— begin Stored data —

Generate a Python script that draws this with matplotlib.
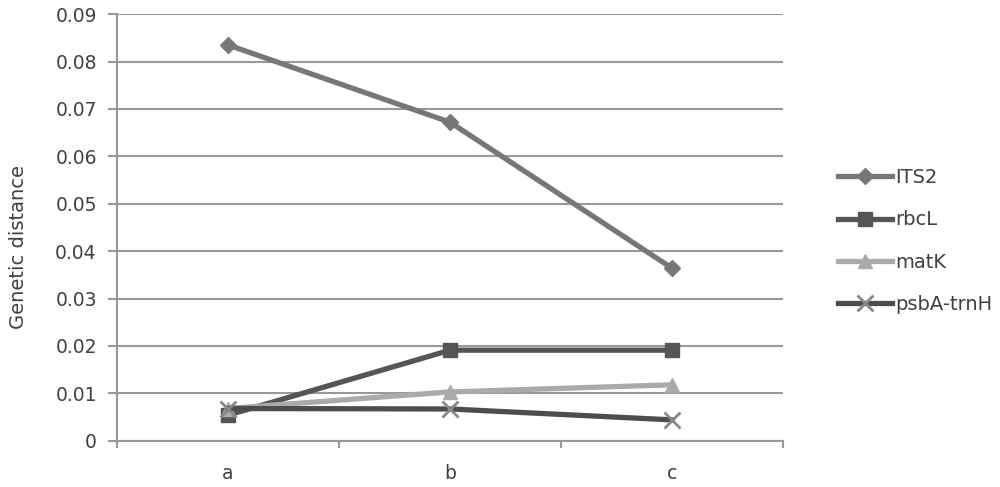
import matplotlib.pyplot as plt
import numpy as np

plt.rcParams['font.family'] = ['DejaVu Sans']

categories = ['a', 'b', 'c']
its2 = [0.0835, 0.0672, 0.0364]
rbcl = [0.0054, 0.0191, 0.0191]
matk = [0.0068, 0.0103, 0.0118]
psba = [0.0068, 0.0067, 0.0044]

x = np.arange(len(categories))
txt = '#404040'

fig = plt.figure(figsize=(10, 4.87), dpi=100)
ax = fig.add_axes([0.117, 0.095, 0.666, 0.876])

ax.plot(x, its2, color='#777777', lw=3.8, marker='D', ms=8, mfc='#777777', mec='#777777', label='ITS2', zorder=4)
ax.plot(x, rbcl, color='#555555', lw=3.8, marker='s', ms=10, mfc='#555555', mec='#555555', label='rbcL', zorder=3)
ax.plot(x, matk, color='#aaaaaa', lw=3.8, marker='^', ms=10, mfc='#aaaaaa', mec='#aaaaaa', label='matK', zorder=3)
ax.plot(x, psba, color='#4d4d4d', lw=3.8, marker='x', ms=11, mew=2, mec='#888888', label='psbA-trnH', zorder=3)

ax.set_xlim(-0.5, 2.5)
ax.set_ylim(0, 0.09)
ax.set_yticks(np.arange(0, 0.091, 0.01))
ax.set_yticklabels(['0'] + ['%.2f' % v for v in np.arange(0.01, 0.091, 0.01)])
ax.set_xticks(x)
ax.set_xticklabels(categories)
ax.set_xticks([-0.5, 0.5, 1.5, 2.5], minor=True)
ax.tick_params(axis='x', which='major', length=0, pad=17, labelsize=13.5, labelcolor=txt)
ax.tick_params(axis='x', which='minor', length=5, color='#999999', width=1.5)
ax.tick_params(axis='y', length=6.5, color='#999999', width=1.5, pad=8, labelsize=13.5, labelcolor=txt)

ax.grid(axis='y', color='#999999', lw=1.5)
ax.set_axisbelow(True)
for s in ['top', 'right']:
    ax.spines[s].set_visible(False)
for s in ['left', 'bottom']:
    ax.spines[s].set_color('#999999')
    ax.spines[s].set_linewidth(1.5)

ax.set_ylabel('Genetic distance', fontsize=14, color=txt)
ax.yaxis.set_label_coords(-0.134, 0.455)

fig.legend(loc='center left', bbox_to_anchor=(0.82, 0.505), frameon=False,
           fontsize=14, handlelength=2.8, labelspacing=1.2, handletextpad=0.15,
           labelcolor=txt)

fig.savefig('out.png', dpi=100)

— end Stored data —

• **Stated goal**:
Exactly restate the lines from the beginning of the data through the line with "mec='#888888', label='psbA-trnH', zorder=3)", and no others, keeping pictures out.

• **Solution below**:
Generate a Python script that draws this with matplotlib.
import matplotlib.pyplot as plt
import numpy as np

plt.rcParams['font.family'] = ['DejaVu Sans']

categories = ['a', 'b', 'c']
its2 = [0.0835, 0.0672, 0.0364]
rbcl = [0.0054, 0.0191, 0.0191]
matk = [0.0068, 0.0103, 0.0118]
psba = [0.0068, 0.0067, 0.0044]

x = np.arange(len(categories))
txt = '#404040'

fig = plt.figure(figsize=(10, 4.87), dpi=100)
ax = fig.add_axes([0.117, 0.095, 0.666, 0.876])

ax.plot(x, its2, color='#777777', lw=3.8, marker='D', ms=8, mfc='#777777', mec='#777777', label='ITS2', zorder=4)
ax.plot(x, rbcl, color='#555555', lw=3.8, marker='s', ms=10, mfc='#555555', mec='#555555', label='rbcL', zorder=3)
ax.plot(x, matk, color='#aaaaaa', lw=3.8, marker='^', ms=10, mfc='#aaaaaa', mec='#aaaaaa', label='matK', zorder=3)
ax.plot(x, psba, color='#4d4d4d', lw=3.8, marker='x', ms=11, mew=2, mec='#888888', label='psbA-trnH', zorder=3)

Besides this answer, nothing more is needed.